At roughly 130 square feet, a Category B cabin on the main deck, with a pair of twin beds pushed together, was spacious enough for my wife and me. Floor-to-ceiling windows added to the spacious feel. The bathroom was large enough that we could use it at the same time, and the showers had excellent water pressure.
Greek Chef George, from the Peloponnese, led a talented team (including a pastry chef) that served two meals a day—breakfast and a Mediterranean fare dinner, featuring Italian and Greek dishes. Variety also presented themed meals, such as a lunch barbecue of gyros and souvlaki during our stop in Syracuse. My wife and I gravitated to a table that we shared with couples from Mexico and Spain.
Flexibility rules
Eduardo and Carmen, from Madrid and Cadiz, Spain, were on their eighth Variety cruise even though they were only in their mid-40s. “We always thought cruises were not for us, that we were too young,” Eduardo told me. “However, in 2018, we sailed with Variety to Iceland and fell in love with the concept of small-ship family travel. We like the fact that there are fewer people. Then we continued to sail in Greece.” Carmen added: “We love the boats, the stops, and the food. If you love something, why change?”

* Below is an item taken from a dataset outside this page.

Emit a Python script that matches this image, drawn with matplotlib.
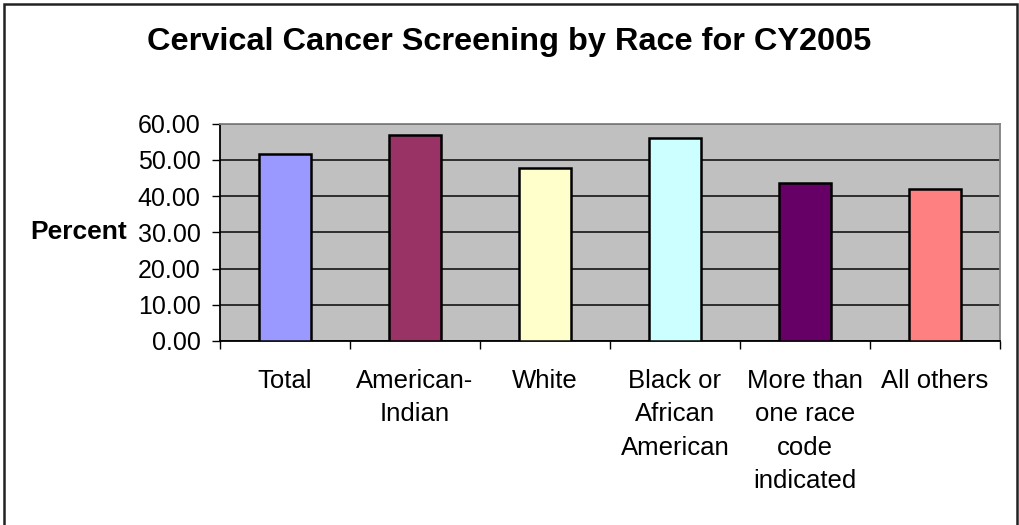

The doctrine of expedition cruises and small-ship sailing is to “be flexible.” As land-tour operators require shore excursions be of a minimum size, and our intimate group often was unable to match that requirement, most guests either hired guides or joined other tours. My wife and I mostly explored Capri, Sicily and Gozo independently. Because Italian maritime law does not permit swimming and jumping from ships in in Italian waters, Variety’s open-water swim stop in Malta, as we approached Gozo, was especially popular.
We disembarked in Malta and stayed there for a week. As with each of our other Variety sojourns, a sense of genuine warmth radiated throughout the journey. With an intimate group, you quickly mingle with the entire ship, becoming a family for a splendid week at sea. Our only regret was that we were unable to continue our journey to Africa.